The most common way to bind to an Active Directory object is to use the GetObject function between an ADSI client and an ADSI provider. This is also the easiest way to show how the provider component receives and services requests. Both the ADSI API function ADsGetObject or the Visual Basic® function GetObject follow the same steps for binding.
For this example, assume the ADSI client is an ADSI viewer application that has received the ADsPath "Sample://Seattle/Redmond/Shelly" from its user interface (1). The following figure details the sequence of events by numbering the flow arrows.
In the preceding figure, the client initiates the request for an interface pointer on the Active Directory object represented by the ADsPath "Sample://Seattle/Redmond/Shelly" from ADSI services (2). During initialization, the services software populated a table of installed provider programmatic identifiers (ProgIDs) from the registry ("LDAP:","Sample:", "WinNT:","NDS:", and so on) and paired them with the matching CLSIDs which identify the appropriate software module.
The ADSI server makes sure the ProgID, in this case "Sample:", exists in the ADsPath. It then creates a bind context to optimize further references to this object, and calls the standard COM function MkParseDisplayName to create a COM moniker that can be used to find and bind to the object representing user "Shelly".

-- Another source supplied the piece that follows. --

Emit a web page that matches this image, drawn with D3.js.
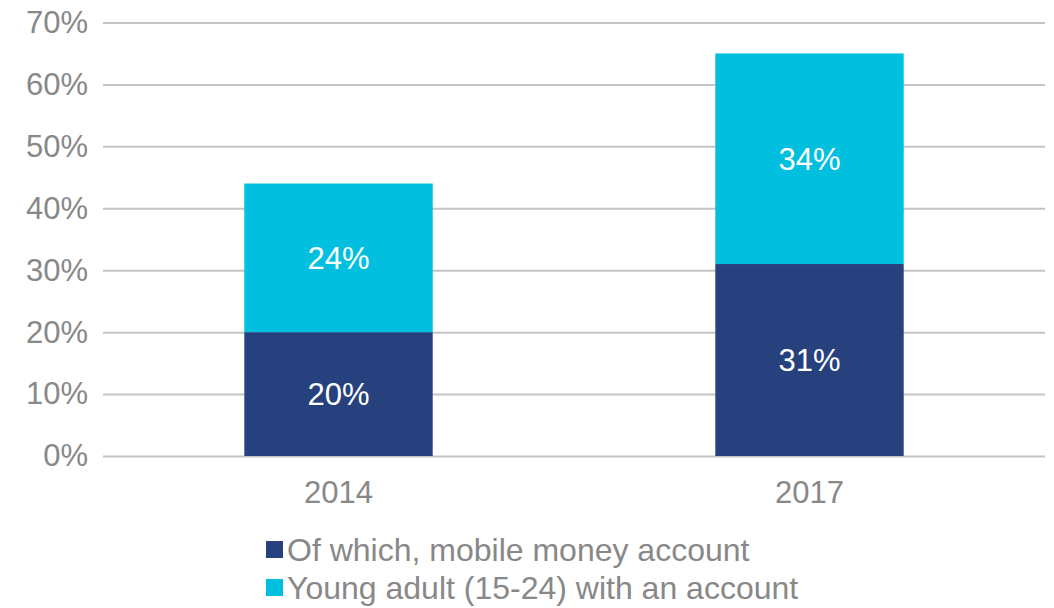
<!DOCTYPE html>
<html>
<head>
<meta charset="utf-8">
<script src="https://cdn.jsdelivr.net/npm/d3@7"></script>
<style>
  body { margin: 0; background: #fff; }
  svg { display: block; font-family: "Liberation Sans", Arial, sans-serif; }
  .grid line { stroke: #c4c4c4; stroke-width: 2; }
  .grid text { fill: #888; font-size: 31px; }
  .xlab { fill: #888; font-size: 31px; }
  .val { fill: #fff; font-size: 31px; }
  .legend text { fill: #888; font-size: 32px; }
</style>
</head>
<body>
<svg id="chart" width="1054" height="608"></svg>
<script>
// chart data
var years = ["2014", "2017"];
var seriesNames = ["Of which, mobile money account", "Young adult (15-24) with an account"];
var mobileMoney = [0.20, 0.31];
var youngAdultRest = [0.24, 0.34];
var yTicks = [0, 0.1, 0.2, 0.3, 0.4, 0.5, 0.6, 0.7];
var colors = ["#27417e", "#00bfdf"];

var svg = d3.select("#chart");

var x = d3.scaleBand()
  .domain(years)
  .range([103, 1045])
  .paddingInner(0.6)
  .paddingOuter(0.3);

var y = d3.scaleLinear()
  .domain([0, 0.7])
  .range([456, 22.5]);

// gridlines + y labels
var yAxis = svg.append("g")
  .attr("class", "grid")
  .attr("transform", "translate(103,0)")
  .call(d3.axisLeft(y)
    .tickValues(yTicks)
    .tickFormat(d3.format(".0%"))
    .tickSize(-(1045 - 103))
    .tickPadding(15));
yAxis.select(".domain").remove();

// stacked segments
var rows = years.map(function(yr, i) {
  return { year: yr, s0: mobileMoney[i], s1: youngAdultRest[i] };
});
var stacked = d3.stack().keys(["s0", "s1"])(rows);

var layers = svg.selectAll(".layer")
  .data(stacked)
  .enter().append("g")
  .attr("class", "layer")
  .attr("fill", function(d, i) { return colors[i]; });

layers.selectAll("rect")
  .data(function(d) { return d; })
  .enter().append("rect")
  .attr("x", function(d) { return x(d.data.year); })
  .attr("width", x.bandwidth())
  .attr("y", function(d) { return y(d[1]); })
  .attr("height", function(d) { return y(d[0]) - y(d[1]); });

layers.selectAll("text")
  .data(function(d) { return d; })
  .enter().append("text")
  .attr("class", "val")
  .attr("text-anchor", "middle")
  .attr("dy", "0.35em")
  .attr("x", function(d) { return x(d.data.year) + x.bandwidth() / 2; })
  .attr("y", function(d) { return (y(d[0]) + y(d[1])) / 2; })
  .text(function(d) { return d3.format(".0%")(d[1] - d[0]); });

// x labels
svg.selectAll(".xlab")
  .data(years)
  .enter().append("text")
  .attr("class", "xlab")
  .attr("text-anchor", "middle")
  .attr("x", function(d) { return x(d) + x.bandwidth() / 2; })
  .attr("y", 492)
  .attr("dy", "0.35em")
  .text(function(d) { return d; });

// legend
var legend = svg.append("g")
  .attr("class", "legend")
  .attr("transform", "translate(266,550)");

var item = legend.selectAll("g")
  .data(seriesNames)
  .enter().append("g")
  .attr("transform", function(d, i) { return "translate(0," + (i * 38) + ")"; });

item.append("rect")
  .attr("y", -9)
  .attr("width", 17)
  .attr("height", 17)
  .attr("fill", function(d, i) { return colors[i]; });

item.append("text")
  .attr("x", 21)
  .attr("dy", "0.35em")
  .text(function(d) { return d; });
</script>
</body>
</html>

In the following discussion, the file names of the example provider component source code are included in parentheses where appropriate.
As in other COM server implementations, MkParseDisplayName examines the ProgID, and looks up the proper CLSID in the registry (3) to find the corresponding provider-supplied class factory code (Cprovcf.cpp) in the appropriate provider implementation (4). This code creates an initial top-level object that implements the IParseDisplayName::ParseDisplayName method (Cprov.cpp). The provider's implementation of ParseDisplayName resolves the path name in the provider's own namespace. This eventually calls ADsObject and invokes the parser supplied with the provider component (parse.cpp) to verify that the ADsPath is syntactically correct for this namespace.
GetObject (defined in Getobj.cpp) then determines if the object being requested is a namespace object, a schema object, or some other type of object. If either of the first two, that type of schema class object is created and the appropriate interface pointer retrieved. Otherwise the Sample directory path is created from the ADsPath (for example, "\Seattle\Redmond\Shelly", but in a different directory service it might have had to be "\OU=Seattle\OU=Redmond\CN=Shelly") and control passes to SampleDSOpenObject which opens the object in the example data storage and also retrieves its object type (in this case, "User") (5).
With the data gathered, a new object is created (6) to represent the item described by the ADsPath, and a pointer to the IUnknown interface on that object is retrieved. In this case, a generic Active Directory object is created that supports the IUnknown and IADs methods (Cgenobj.cpp, Core.cpp). The CSampleDSGenObject::AllocateGenObject routine reads the type library information to create the proper dispatch entries for these new objects in order to support IDispatch.
Wrapping this interface pointer into a moniker completes the ResolvePathName (Cprov.cpp) function and parsing the display name is done.
All the COM objects created during this process are cached for performance reasons and managed through the binding context. This improves performance for other operations on the same object that immediately follows the moniker binding.
This well-formed Active Directory object is now queried for the interface identifier requested for the initial ADsGetObject call and a pointer to that interface is retrieved (7) and passed back through the ADSI server to the client (8&9). From then on, the client works directly with the provider component through the interface methods until the initial request is satisfied (10).
Further requests for object data from the client usually take the form of requests for property gets and puts, all of which are optimized through the provider implementation of a property cache (Cprops.cpp). Intelligently packing and unpacking data (often including copying and freeing structures and strings) between the native data types on the example provider component's operating system and the Automation VARIANT type supported by ADSI takes place before the properties are loaded into the cache (Smpoper.cpp).
The example provider component is designed so that the actual calls to the operating system are logically isolated from the provider component, creating software portable to more than one operating system (RegDSAPI.cpp).